We use the conversion tool trtexec.exe provided by TensorRT to convert the model from ONNX to the Engine format supported by TensorRT. This tool is located in the bin directory of the TensorRT installation package, and the usage is as follows:
trtexec.exe --onnx=[onnx_path] --saveEngine=[save_path]
offline\dpcrn_trt.py provides the export and inference of the Engine model, and evaluates the inference speed. The results are shown in the following table.
| Model Format | Inference Framework | Inference Platform | Average Inference Speed (ms) | Maximum Inference Speed (ms) | Minimum Inference Speed (ms) |
|---|---|---|---|---|---|
| ONNX | ONNXRuntime | CPU | 8.6 | 21.0 | 7.6 |
| Engine | TensorRT | CUDA | 2.2 | 5.1 | 1.9 |
The CPU used for inference is the 13th Gen Intel(R) Core(TM) i9-13900HX @ 2.20 GHz, and the CUDA used is NVIDIA GeForce RTX 4080 Laptop GPU. The inference process was repeated 1000 times to obtain the average, maximum, and minimum inference speeds.
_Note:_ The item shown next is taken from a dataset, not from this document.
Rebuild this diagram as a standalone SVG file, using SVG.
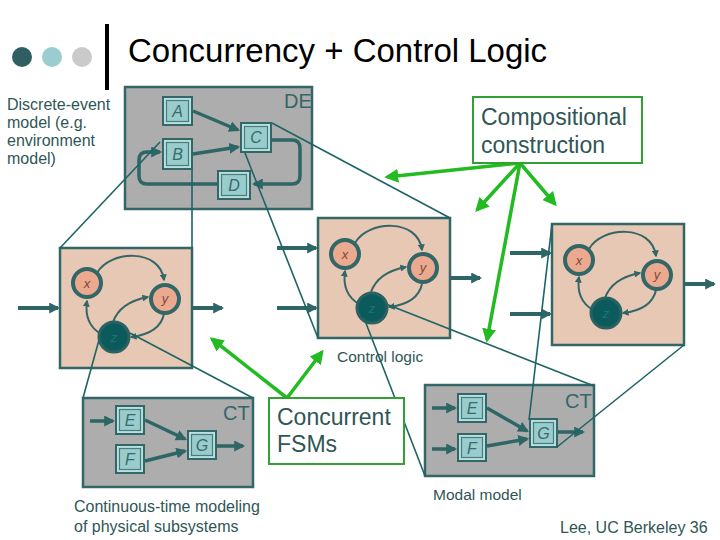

Here, the inference speed is defined as the processing time per audio duration. It can be observed that the inference speed of the TensorRT framework is nearly 4 times faster than ONNXRuntime.
In speech enhancement, online inference has broader application scenarios and higher real-time requirements for the model. Consequently, the deployment of online inference is more complex. Here, we adopt the method of streaming inference to perform frame-by-frame inference on real-time data streams. When implementing streaming inference, appropriate data buffering mechanisms, data stream management, and pipeline design for model inference are required to ensure data continuity and stable inference.
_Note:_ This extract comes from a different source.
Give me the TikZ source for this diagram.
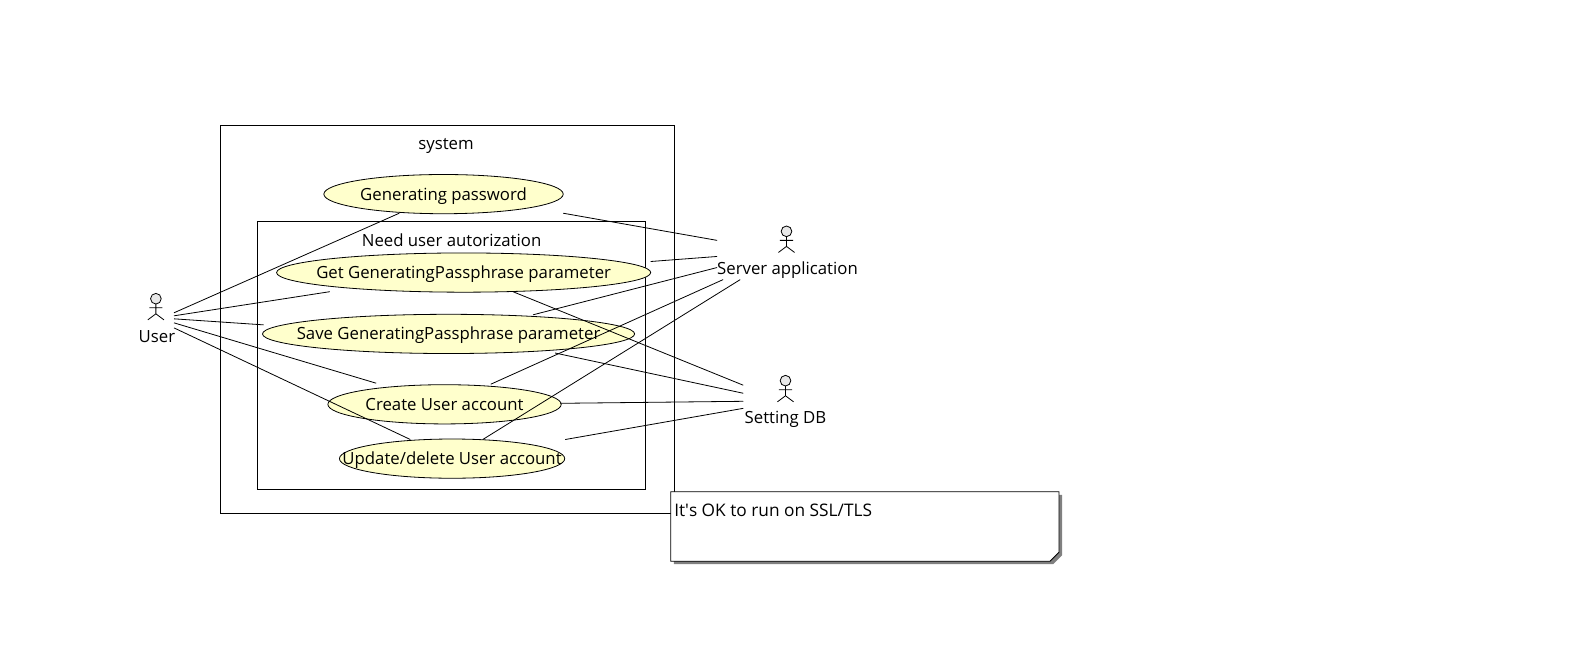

RNN naturally adapts to streaming inference without additional conversion. In contrast, the convolutional layers are the main part of the neural network that requires conversion for streaming. In the online\modules directory, we define two types of operators for streaming convolution and streaming transposed convolution in convolution.py. We also provide a method in convert.py to copy the original model parameter dictionary for the conversion of streaming models.
online\dpcrn_stream.py provides the conversion and inference process for streaming models. Note that for streaming models, the time dimension of the input tensor is always set to 1.
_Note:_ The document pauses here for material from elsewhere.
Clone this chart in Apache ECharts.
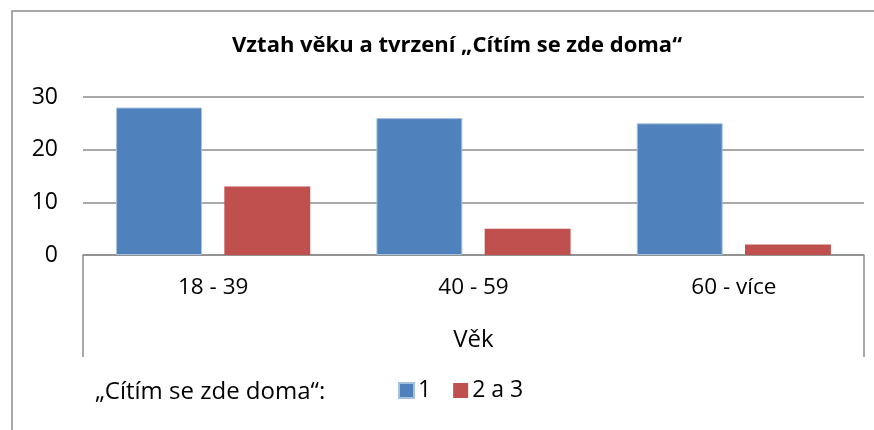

For streaming models, there is no need to consider the time dimension when converting to ONNX. However, it is recommended to specify all input tensors in the forward function instead of using a list as done in online\dpcrn_stream.py.
online\dpcrn_stream_onnx.py provides the conversion and inference process for streaming ONNX models and evaluates the inference speed on ONNXRuntime.
Similarly, we use the conversion tool trtexec.exe provided by TensorRT for model conversion.
online\dpcrn_stream_trt.py provides the export and inference of the streaming Engine model, and evaluates the inference speed. The results are shown in the following table.
| Model Format | Inference Framework | Inference Platform | Average Inference Speed (ms) | Maximum Inference Speed (ms) | Minimum Inference Speed (ms) |
|---|---|---|---|---|---|
| ONNX | ONNXRuntime | CPU | 1.0 | 3.1 | 0.9 |
| Engine | TensorRT | CUDA | 2.2 | 4.7 | 1.8 |
The evaluation of inference speed is repeated 1000 times. Here, the inference speed is defined as the processing time per frame. As we can see, using TensorRT for inference is slower than using ONNXRuntime. This is because, for high-throughput streaming models, the data transfer between CUDA and CPU during TensorRT inference takes a certain amount of time. Only when the model's inference speed on the CPU becomes the bottleneck, using TensorRT for CUDA inference will have a positive effect.
The SE model used in this repository is DPCRN, an excellent SE model with high performance and low latency, which ranked 2nd in DNS3 Challenge. The author is Xiaohuai Le, my senior, who has taught me a lot, including the streaming conversion method employed in this repository.